Published online Nov 26, 2020. doi: 10.4252/wjsc.v12.i11.1410
Peer-review started: July 10, 2020
First decision: August 9, 2020
Revised: August 19, 2020
Accepted: September 25, 2020
Article in press: September 25, 2020
Published online: November 26, 2020
Processing time: 139 Days and 0.8 Hours
Redox metabolism modulates stem cell and cancer stem cell (CSC) functionality in different model systems, regardless of their dominant metabolic phenotype. In fact, CSCs from several cancer types show increased glutathione content and associated enzymes.
Identification of metabolic vulnerabilities of highly aggressive CSCs can lead to the development of more effective treatment strategies for pancreatic cancer.
The present study aimed to determine the importance of glutathione metabolism for pancreatic CSCs as compared to their differentiated counterparts.
Comparisons between CSCs and non-CSCs in primary pancreatic cancer cells of patient-derived xenografts were carried out by culturing in adherent or CSC-enriching sphere conditions and confirmed by CD133 staining by flow cytometry. Gene expression analyses were performed by RNAseq or real-time PCR. Public TCGA and GTEx RNAseq data from pancreatic cancer vs normal tissue samples were analyzed using the webserver GEPIA2. Staining for measurement of glutathione (monochlorobimane), cell cycle (propidium iodide) or apoptosis (Annexin-V) were determined by fluorimetry or flow cytometry. Pharmacological glutathione depletion was achieved with inhibitors of glutathione synthesis (buthionine-sulfoximine) and recycling (6-Aminonicotinamide). Self-renewal was assessed by sphere formation assay and response to gemcitabine treatment was used as a readout for chemoresistance.

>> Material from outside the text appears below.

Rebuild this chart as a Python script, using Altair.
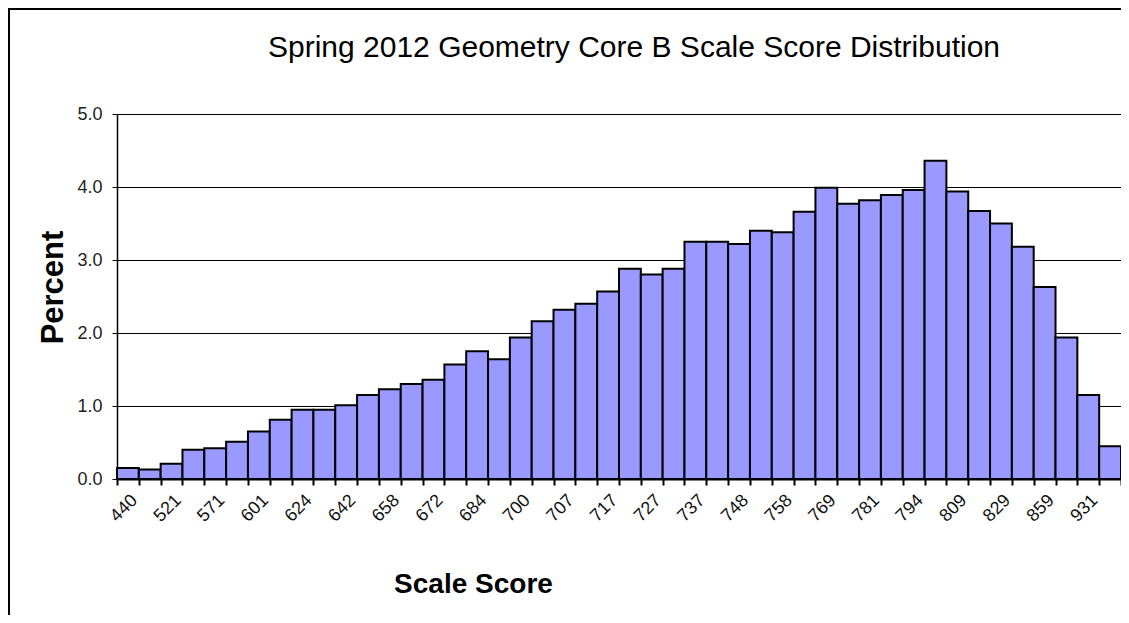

Several glutathione metabolism genes were upregulated in pancreatic CSCs, and their expression correlates with a stemness signature and predicts survival in clinical samples. Increased glutathione concentration in CSCs promotes viability, cell cycle progression and pluripotency gene expression. Inhibition of glutathione synthesis or recycling impairs CSC functionalities such as self-renewal and chemoresistance.

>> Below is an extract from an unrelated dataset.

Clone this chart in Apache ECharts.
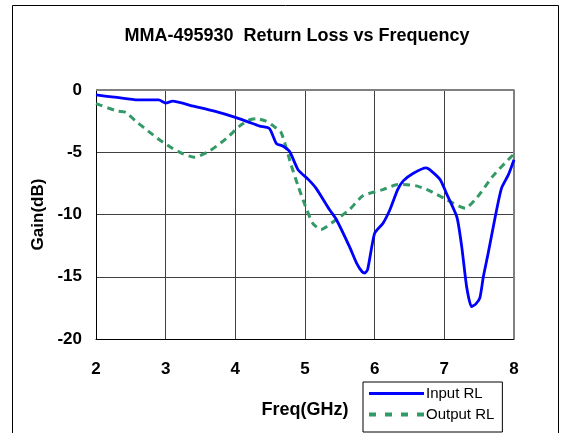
<!DOCTYPE html>
<html>
<head>
<meta charset="utf-8">
<script src="https://cdn.jsdelivr.net/npm/echarts@6/dist/echarts.min.js"></script>
<style>
html,body{margin:0;padding:0;background:#fff;}
#chart{width:563px;height:433px;}
</style>
</head>
<body>
<div id="chart"></div>
<script>
var titleText = 'MMA-495930  Return Loss vs Frequency';
var xTicks = [2, 3, 4, 5, 6, 7, 8];
var yTicks = [0, -5, -10, -15, -20];

var inputFreq = [2.0,2.3,2.6,2.9,3.0,3.1,3.4,3.7,4.0,4.2,4.35,4.49,4.59,4.68,4.78,4.9,5.05,5.16,5.35,5.45,5.64,5.74,5.82,5.86,5.9,6.0,6.12,6.22,6.33,6.41,6.55,6.74,6.79,6.94,7.03,7.18,7.25,7.32,7.39,7.45,7.51,7.56,7.63,7.73,7.82,7.92,8.0];
var inputRL = [-0.4,-0.6,-0.8,-0.8,-1.05,-0.9,-1.3,-1.7,-2.2,-2.6,-2.9,-3.1,-4.3,-4.5,-4.95,-6.4,-7.2,-7.9,-9.6,-10.4,-12.6,-13.9,-14.6,-14.7,-14.4,-11.5,-10.7,-9.6,-8.0,-7.3,-6.7,-6.25,-6.4,-7.2,-8.3,-10.2,-12.6,-15.8,-17.4,-17.2,-16.7,-15.0,-13.1,-10.2,-7.9,-6.8,-5.6];

var outputFreq = [2.0,2.31,2.43,2.57,2.75,2.91,3.1,3.24,3.41,3.63,3.87,4.06,4.2,4.3,4.44,4.55,4.66,4.8,4.9,4.99,5.11,5.23,5.45,5.64,5.83,6.12,6.33,6.41,6.6,6.79,7.03,7.3,7.46,7.7,7.97,8.0];
var outputRL = [-1.1,-1.7,-1.8,-2.5,-3.3,-4.0,-4.7,-5.1,-5.4,-4.9,-3.9,-2.9,-2.4,-2.3,-2.5,-2.9,-3.45,-6.0,-7.7,-9.1,-10.7,-11.2,-10.4,-9.6,-8.5,-8.0,-7.6,-7.6,-7.7,-8.1,-8.8,-9.5,-8.7,-6.9,-5.3,-5.2];

function pairs(xs, ys) { return xs.map(function (x, i) { return [x, ys[i]]; }); }

var chart = echarts.init(document.getElementById('chart'), null, {renderer: 'canvas'});
var font = 'Arial, "Liberation Sans", sans-serif';
chart.setOption({
  animation: false,
  backgroundColor: '#fff',
  textStyle: {fontFamily: font},
  title: {
    text: titleText,
    left: 292, top: 22, textAlign: 'center',
    textStyle: {fontFamily: font, fontWeight: 'bold', fontSize: 18, color: '#000'}
  },
  graphic: [{
    type: 'rect', left: 10, top: 3, z: -1,
    shape: {width: 546, height: 440},
    style: {fill: 'none', stroke: '#000', lineWidth: 1}
  }],
  legend: {
    orient: 'vertical', left: 363, top: 382,
    backgroundColor: '#fff', borderColor: '#000', borderWidth: 1,
    padding: [4, 8, 10, 6], itemGap: 6, itemWidth: 55, itemHeight: 14,
    textStyle: {fontFamily: font, fontSize: 15, color: '#000', padding: [0, 0, 0, -3]},
    data: [
      {name: 'Input RL', icon: 'path://M0,6 L55,6 L55,9 L0,9 Z'},
      {name: 'Output RL', icon: 'path://M0,6 L7,6 L7,10 L0,10 Z M16,6 L23,6 L23,10 L16,10 Z M32,6 L39,6 L39,10 L32,10 Z M48,6 L55,6 L55,10 L48,10 Z'}
    ]
  },
  grid: {left: 96, top: 90, right: 49, bottom: 94, containLabel: false, show: false},
  xAxis: {
    type: 'value', min: 2, max: 8, interval: 1,
    name: 'Freq(GHz)', nameLocation: 'middle', nameGap: 62,
    nameTextStyle: {fontFamily: font, fontWeight: 'bold', fontSize: 18, color: '#000'},
    axisLine: {show: true, onZero: false, lineStyle: {color: '#000', width: 1}},
    axisTick: {show: false},
    axisLabel: {margin: 22, fontFamily: font, fontWeight: 'bold', fontSize: 17, color: '#000',
      formatter: function (v) { return xTicks.indexOf(v) >= 0 ? String(v) : ''; }},
    splitLine: {show: true, lineStyle: {color: '#404040', width: 1}}
  },
  yAxis: {
    type: 'value', min: -20, max: 0, interval: 5,
    name: 'Gain(dB)', nameLocation: 'middle', nameGap: 46, nameRotate: 90,
    nameTextStyle: {fontFamily: font, fontWeight: 'bold', fontSize: 17, color: '#000'},
    axisLine: {show: true, onZero: false, lineStyle: {color: '#000', width: 1}},
    axisTick: {show: false},
    axisLabel: {margin: 14, fontFamily: font, fontWeight: 'bold', fontSize: 17, color: '#000',
      formatter: function (v) { return yTicks.indexOf(v) >= 0 ? String(v) : ''; }},
    splitLine: {show: true, lineStyle: {color: '#404040', width: 1}}
  },
  series: [
    {
      name: 'Input RL', type: 'line', data: pairs(inputFreq, inputRL),
      showSymbol: false, smooth: 0.2, z: 3,
      lineStyle: {color: '#0000ff', width: 2.8},
      itemStyle: {color: '#0000ff'}
    },
    {
      name: 'Output RL', type: 'line', data: pairs(outputFreq, outputRL),
      showSymbol: false, smooth: 0.2, z: 2,
      lineStyle: {color: '#339966', width: 3, type: [7, 5]},
      itemStyle: {color: '#339966'}
    },
    {
      type: 'line', data: [[2, 0], [8, 0], [8, -20]], silent: true,
      showSymbol: false, z: 1, legendHoverLink: false,
      lineStyle: {color: '#808080', width: 2},
      tooltip: {show: false}
    }
  ]
});
</script>
</body>
</html>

Our data suggest that pancreatic CSCs depend on glutathione metabolism. Pharmacological targeting of this pathway showed that high GSH (glutathione in its reduced form) content is essential to maintain CSC functionality in terms of self-renewal and chemoresistance.
Our data demonstrate a targetable metabolic vulnerability of this aggressive subpopulation of cancer cells, which could be exploited for therapeutic purposes.